You're telling me there are cases where a company has so many projects in it's gitlab instance that employees routinely have to search for things? That seems odd to me. I'd expect there to be a naming scheme for most things, and even if there's some oddball project, I'd think somebody else you work with knows about it and where it is. My company has maybe 20-30 projects, and I can find any of them easily if I know the client's name.
> My company has maybe 20-30 projects

Ever worked in a company with micro services or a company that has a bunch of employees? You'll have hundreds of projects easily if it's a bunch of teams. If someone tells me "it's in our SRE libs package" I'll go ahead and search that. (Usually I can't find it because it's in a separate namespace on our Gitlab instance. Doing that is an Enterprise only feature on Gitlab right now: https://docs.gitlab.com/ee/user/search/advanced_global_searc...)

The point is that search is important and not a social network gimmick.

I hadn't considered companies that use microservices instead of monoliths, I think you might be right
Yep, same here. We architected our services so that a common layer could be used which reduces service duplication but still we have over 700 projects for just one company doing end-to-end ecommerce and fulfillment. At some point you even start running out of names so you end up with people using acronyms from their specific fields which quickly ends up being unfindable. Not because of search but because you no longer know what to search for.
Actually, it doesn't even have to be microservices. At my current workplace we have over 1000 projects in our Gitlab. And many of those projects are a collection of up to 20 libraries.
Another example:

I work for a university that has a centralized IT, but each of the schools may also have an IT group. When they setup a local Gitlab instance I moved our team's (web development) projects over.

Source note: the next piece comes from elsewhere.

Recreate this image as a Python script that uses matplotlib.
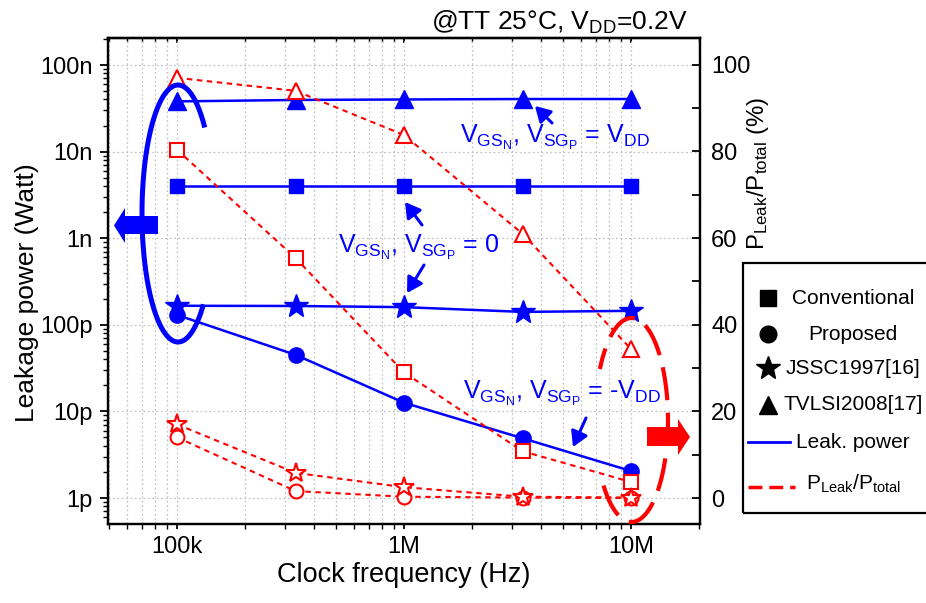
import numpy as np
import matplotlib
matplotlib.use("Agg")
import matplotlib.pyplot as plt
from matplotlib.ticker import LogLocator, NullFormatter, MultipleLocator
from matplotlib.lines import Line2D
from matplotlib.patches import Polygon, Rectangle, FancyArrowPatch

plt.rcParams['font.family'] = ['Liberation Sans', 'DejaVu Sans']
plt.rcParams['mathtext.fontset'] = 'custom'
plt.rcParams['mathtext.rm'] = 'Liberation Sans'
plt.rcParams['mathtext.it'] = 'Liberation Sans:italic'
plt.rcParams['mathtext.bf'] = 'Liberation Sans:bold'
plt.rcParams['mathtext.default'] = 'regular'

# data
freq = [1e5, 3.33e5, 1e6, 3.33e6, 1e7]

leak_conv = [4.0e-9, 4.0e-9, 4.0e-9, 4.0e-9, 4.0e-9]
leak_prop = [130e-12, 45e-12, 12.6e-12, 4.9e-12, 2.05e-12]
leak_jssc = [166e-12, 165e-12, 160e-12, 141e-12, 145e-12]
leak_tvlsi = [38e-9, 39.5e-9, 40e-9, 40.5e-9, 40.5e-9]

ratio_conv = [80.4, 55.4, 29.0, 10.8, 3.7]
ratio_prop = [14.0, 1.6, 0.3, 0.1, 0.0]
ratio_jssc = [17.0, 5.8, 2.5, 0.3, 0.1]
ratio_tvlsi = [97.0, 94.0, 83.8, 61.0, 34.4]

xtick_vals = [1e5, 1e6, 1e7]
xtick_labels = ['100k', '1M', '10M']
ytick_vals = [1e-12, 1e-11, 1e-10, 1e-9, 1e-8, 1e-7]
ytick_labels = ['1p', '10p', '100p', '1n', '10n', '100n']
rtick_vals = [0, 20, 40, 60, 80, 100]

series_names = ['Conventional', 'Proposed', 'JSSC1997[16]', 'TVLSI2008[17]']
series_markers = ['s', 'o', '*', '^']

W, H = 926, 603
def fx(x):
  return x / W
def fy(y):
  return 1 - y / H

BLUE = '#0000ff'
RED = '#ff0000'

fig = plt.figure(figsize=(W / 100, H / 100), dpi=100)
ax = fig.add_axes([fx(108), fy(524), 592 / W, 486 / H])
ax.set_xscale('log')
ax.set_yscale('log')
ax.set_xlim(10 ** 4.696, 10 ** 7.304)
ax.set_ylim(10 ** -12.3, 10 ** -6.688)

# leakage power (left axis, blue, filled)
blue_sizes = [10, 11, 18, 13]
for vals, m, ms in zip([leak_conv, leak_prop, leak_jssc, leak_tvlsi], series_markers, blue_sizes):
  ax.plot(freq, vals, color=BLUE, lw=1.8, marker=m, ms=ms, mfc=BLUE, mec=BLUE, zorder=3)

ax.set_xticks(xtick_vals, xtick_labels)
ax.set_yticks(ytick_vals, ytick_labels)
ax.xaxis.set_minor_locator(LogLocator(base=10, subs=np.arange(2, 10), numticks=20))
ax.yaxis.set_minor_locator(LogLocator(base=10, subs=np.arange(2, 10), numticks=20))
ax.xaxis.set_minor_formatter(NullFormatter())
ax.yaxis.set_minor_formatter(NullFormatter())
ax.grid(True, which='both', axis='x', ls=(0, (1.5, 2)), color='#c4c4c4', lw=0.9)
ax.grid(True, which='major', axis='y', ls=(0, (1.5, 2)), color='#c4c4c4', lw=0.9)
ax.set_axisbelow(True)

ax.tick_params(axis='y', which='major', direction='out', length=6, width=1.3, labelsize=17, pad=5)
ax.tick_params(axis='y', which='minor', direction='out', length=3.5, width=1.0)
ax.tick_params(axis='x', which='major', direction='out', length=3.5, width=1.3, labelsize=17, pad=5)
ax.tick_params(axis='x', which='minor', direction='out', length=3.5, width=1.0)
for s in ax.spines.values():
  s.set_linewidth(1.6)

# top ticks pointing inward
sec = ax.secondary_xaxis('top')
sec.tick_params(axis='x', which='major', direction='in', length=3.5, width=1.3, labeltop=False)
sec.tick_params(axis='x', which='minor', direction='in', length=3, width=1.0)
sec.xaxis.set_major_formatter(NullFormatter())
sec.xaxis.set_minor_formatter(NullFormatter())
sec.spines['top'].set_linewidth(1.6)

ax.set_xlabel('Clock frequency (Hz)', fontsize=19.5)
ax.xaxis.set_label_coords(0.5, -0.078)
ax.set_ylabel('Leakage power (Watt)', fontsize=19)
ax.yaxis.set_label_coords(-0.1166, 0.477)

# P_leak / P_total (right axis, red, open)
ax2 = ax.twinx()
ax2.set_ylim(-6.0, 106.2)
red_sizes = [10, 10, 15, 12]
for vals, m, ms in zip([ratio_conv, ratio_prop, ratio_jssc, ratio_tvlsi], series_markers, red_sizes):
  ax2.plot(freq, vals, color=RED, lw=1.5, ls=(0, (2.6, 2.2)), marker=m, ms=ms,
           mfc='white', mec=RED, mew=1.5)
ax2.set_yticks(rtick_vals)
ax2.yaxis.set_minor_locator(MultipleLocator(10))
ax2.tick_params(axis='y', which='both', direction='in', length=6, width=1.3, labelsize=17, pad=8)
for s in ax2.spines.values():
  s.set_linewidth(1.6)
ax2.set_ylabel(r'$P_{Leak}/P_{total}\ (\%)$', fontsize=17.3)
ax2.yaxis.set_label_coords(1.076, 0.722)

# condition text
fig.text(fx(688), fy(30), '@TT 25\u00b0C, V$_{DD}$=0.2V', ha='right', va='baseline', fontsize=19)

# bias condition notes
fig.text(fx(460), fy(143), 'V$_{GS_N}$, V$_{SG_P}$ = V$_{DD}$', color=BLUE, fontsize=18, va='baseline')
fig.text(fx(338), fy(253), 'V$_{GS_N}$, V$_{SG_P}$ = 0', color=BLUE, fontsize=18, va='baseline')
fig.text(fx(463), fy(399), 'V$_{GS_N}$, V$_{SG_P}$ = -V$_{DD}$', color=BLUE, fontsize=18, va='baseline')

def small_arrow(x0, y0, x1, y1):
  a = FancyArrowPatch((fx(x0), fy(y0)), (fx(x1), fy(y1)), transform=fig.transFigure,
                      arrowstyle='-|>,head_length=0.6,head_width=0.35', mutation_scale=15,
                      color=BLUE, lw=2.2, shrinkA=0, shrinkB=0)
  fig.add_artist(a)

small_arrow(552, 123, 535, 106)
small_arrow(422, 225, 405, 202)
small_arrow(424, 265, 407, 293)
small_arrow(586, 418, 573, 447)

# blue open ellipse round the 100k points
t = np.radians(np.linspace(42, 315, 200))
ex = 178 + 36 * np.cos(t)
ey = 213.5 - 128.5 * np.sin(t)
fig.add_artist(Line2D(fx(ex), fy(ey), transform=fig.transFigure, color=BLUE, lw=3.6,
                      solid_capstyle='butt'))

# red dashed ellipse round the 10M points
t = np.radians(np.linspace(-140, 150, 200))
ex = 631.5 + 36.5 * np.cos(t)
ey = 420 - 102 * np.sin(t)
fig.add_artist(Line2D(fx(ex), fy(ey), transform=fig.transFigure, color=RED, lw=3.0,
                      ls=(0, (8, 3)), dash_capstyle='butt'))

# fat arrows showing which axis
blue_arrow = [(158, 216), (125, 216), (125, 208), (114, 225.5), (125, 243), (125, 234), (158, 234)]
fig.add_artist(Polygon([(fx(x), fy(y)) for x, y in blue_arrow], closed=True,
                       transform=fig.transFigure, color=BLUE, lw=0))
red_arrow = [(647, 427), (678, 427), (678, 419), (690, 437), (678, 455), (678, 446), (647, 446)]
fig.add_artist(Polygon([(fx(x), fy(y)) for x, y in red_arrow], closed=True,
                       transform=fig.transFigure, color=RED, lw=0))

# legend box
fig.add_artist(Rectangle((fx(743), fy(513)), (940 - 743) / W, (513 - 263) / H,
                         transform=fig.transFigure, fill=False, ec='black', lw=1.6))
leg_y = [298, 334, 368, 405]
leg_ms = [11, 12, 18, 13]
for name, m, ms, y in zip(series_names, series_markers, leg_ms, leg_y):
  fig.add_artist(Line2D([fx(768)], [fy(y)], transform=fig.transFigure, marker=m, ms=ms,
                        color='black', ls='none'))
  fig.text(fx(853), fy(y), name, ha='center', va='center', fontsize=15)
fig.add_artist(Line2D([fx(748), fx(790)], [fy(442), fy(442)], transform=fig.transFigure,
                      color=BLUE, lw=2.0))
fig.text(fx(853), fy(442), 'Leak. power', ha='center', va='center', fontsize=15)
fig.add_artist(Line2D([fx(748), fx(795)], [fy(487), fy(487)], transform=fig.transFigure,
                      color=RED, lw=2.5, ls=(0, (4, 2))))
fig.text(fx(853), fy(484), 'P$_{Leak}$/P$_{total}$', ha='center', va='center', fontsize=15)

fig.savefig('out.png', dpi=100)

We have over 60 projects alone within our group (our own school was decentralized, and only in the last 5 or so years have I been able to get things centralized within our team), and there's a ton that the centralized IT group has on the instance, plus all of those that other schools share. We currently have three people in our team (two designers/front-end, one full stack), but at one point were at six plus a consultant.

I've got a good idea of what most of the 60+ repos contain, and where things are, but a good search for the various open repos, and those that I'm semi-associated with, would be fantastic.

My team had 20-30 “projects” aka micro services / little libraries and demo repositories.

There are, idk, 2000 to 5000 teams at the company I work at.

I maintain several instances of large mediawiki projects which have > 50 extensions/submodules attached to it.